Congratulations to Youk for being nominated for the Roberto Clemente Award! Apparently, Curt Schilling has expressed some interest in Ted Kennedy’s senate seat.  Oh, boy.  Brad Penny, San Francisco’s newest Giant, threw eight shutout innings yesterday.  I’m telling you, there’s nothing like a move to the National League to get a struggling pitcher going.  Speaking of which, John Smoltz was tipping his pitches while he was here.  The Cardinals figured that out and brought it to his attention, and he stopped doing it and is now suddenly solid for St. Louis.  If only he’d realized that sooner.

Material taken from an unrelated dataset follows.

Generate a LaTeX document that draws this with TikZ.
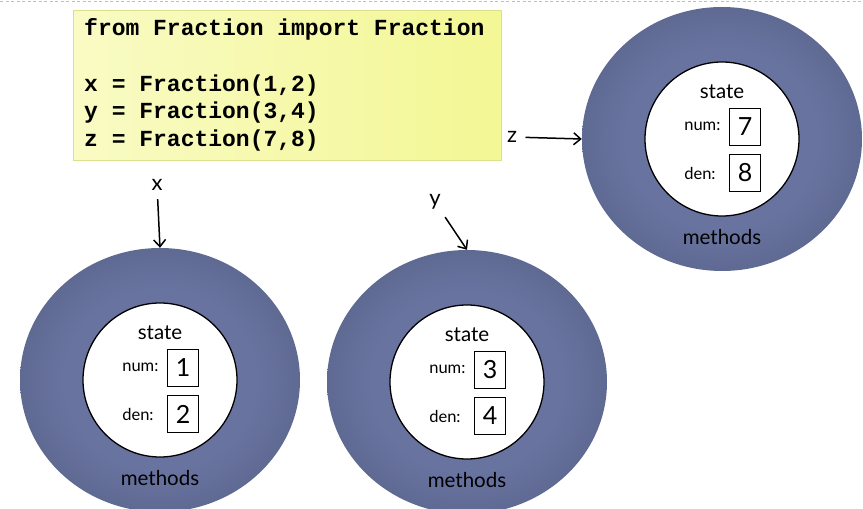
\documentclass[tikz,border=0pt]{standalone}
\usepackage{fontspec}
\setmainfont{Lato}
\newfontfamily\codefont{Liberation Mono}
\usetikzlibrary{shapes.geometric,arrows.meta}

\definecolor{ringlight}{HTML}{6973A0}
\definecolor{ringdark}{HTML}{5F6A93}
\definecolor{codeyellow}{HTML}{F3F794}
\definecolor{codelight}{HTML}{F9FBC4}
\definecolor{codeedge}{HTML}{DCE08C}
\definecolor{rulecolor}{HTML}{A8C3DF}

% object ring: a touch lighter towards the middle, darker at the rim
\pgfdeclareradialshading{ringshade}{\pgfpoint{0bp}{0bp}}{color(0bp)=(ringlight); color(17bp)=(ringlight); color(25bp)=(ringdark); color(50bp)=(ringdark)}

\tikzset{
  object/.style={ellipse, minimum width=280pt, minimum height=264pt, inner sep=0pt, shade, shading=ringshade},
  statering/.style={circle, draw, line width=1.3pt, fill=white, minimum size=154pt, inner sep=0pt},
  valbox/.style={draw, line width=0.8pt, fill=white, minimum width=31pt, minimum height=37pt, inner sep=0pt, font=\fontsize{25}{27}\selectfont},
  fieldlabel/.style={anchor=west, inner sep=0pt, font=\fontsize{16.5}{18}\selectfont},
  titlelabel/.style={inner sep=0pt, font=\fontsize{20.5}{22}\selectfont},
  codeline/.style={anchor=base west, inner sep=0pt, font=\codefont\bfseries\fontsize{23}{27}\selectfont},
  varname/.style={font=\fontsize{22}{24}\selectfont},
  ref/.style={line width=1.5pt, -{Straight Barb[length=7pt,width=12pt]}, shorten <=5pt},
}

\begin{document}
\begin{tikzpicture}[x=1pt,y=1pt]
  \useasboundingbox (0,0) rectangle (863,509);
  \draw[rulecolor, line width=1pt, dash pattern=on 3pt off 2.5pt] (0,507) -- (863,507);

  % the code
  \node[draw=codeedge, left color=codelight, right color=codeyellow,
        minimum width=428pt, minimum height=150pt, anchor=north west, inner sep=0pt] (code) at (73,499) {};
  \node[codeline] (imp) at (84,473) {from Fraction import Fraction};
  \node[codeline] (defx) at (84,417) {x = Fraction(1,2)};
  \node[codeline] (defy) at (84,390) {y = Fraction(3,4)};
  \node[codeline] (defz) at (84,362) {z = Fraction(7,8)};

  % one object per fraction
  \foreach \name/\cx/\cy/\num/\den in {x/160/129/1/2, y/467/127/3/4, z/722/370/7/8}{
    \node[object] (obj\name) at (\cx,\cy) {};
    \node[statering] (st\name) at (obj\name) {};
    \node[titlelabel] (stl\name) at ([yshift=47pt]obj\name) {state};
    \node[valbox] (nb\name) at ([xshift=23pt,yshift=12.5pt]obj\name) {\num};
    \node[valbox] (db\name) at ([xshift=23pt,yshift=-34pt]obj\name) {\den};
    \node[fieldlabel] (nl\name) at ([xshift=-45pt]nb\name.west) {num:};
    \node[fieldlabel] (dl\name) at ([xshift=-45pt]db\name.west) {den:};
    \node[titlelabel] (ml\name) at ([yshift=-98pt]obj\name) {methods};
  }

  % variable names pointing at their objects
  \node[varname] (varx) at (157,324) {x};
  \node[varname] (vary) at (435,307) {y};
  \node[varname] (varz) at (512,372) {z};
  \draw[ref] (varx) -- (objx.north);
  \draw[ref] (vary) -- (objy.north);
  \draw[ref] (varz) -- (objz.west);
\end{tikzpicture}
\end{document}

That’s pretty much all, folks.  It wasn’t a great game pitching-wise, and I’ll take the five runs even though we’ve done better.  It’s not that five runs is such a small amount.  It’s more that we have it in us to score more, so if it’s necessary to score more, we should’ve scored more.  Conversely, you can also make the argument that five runs is enough and it’s the pitcher’s fault for not being able to work with that.  Ordinarily I would agree, but because of Beckett’s string of bad outings, I’ve essentially stopped depending on him to work with any amount because you never know just how bad the outing is going to be.  (There’s something I thought I’d never say.) Obviously baseball doesn’t always work like that and it’s not that simple, and obviously the lineup did its best, but I still would’ve liked to see more.  But it is what it is, and we lost.  It happens.  Besides, at this point I’m more concerned with Beckett’s performance than with the loss itself.  Tonight we’ll win.  Buchholz at David Price.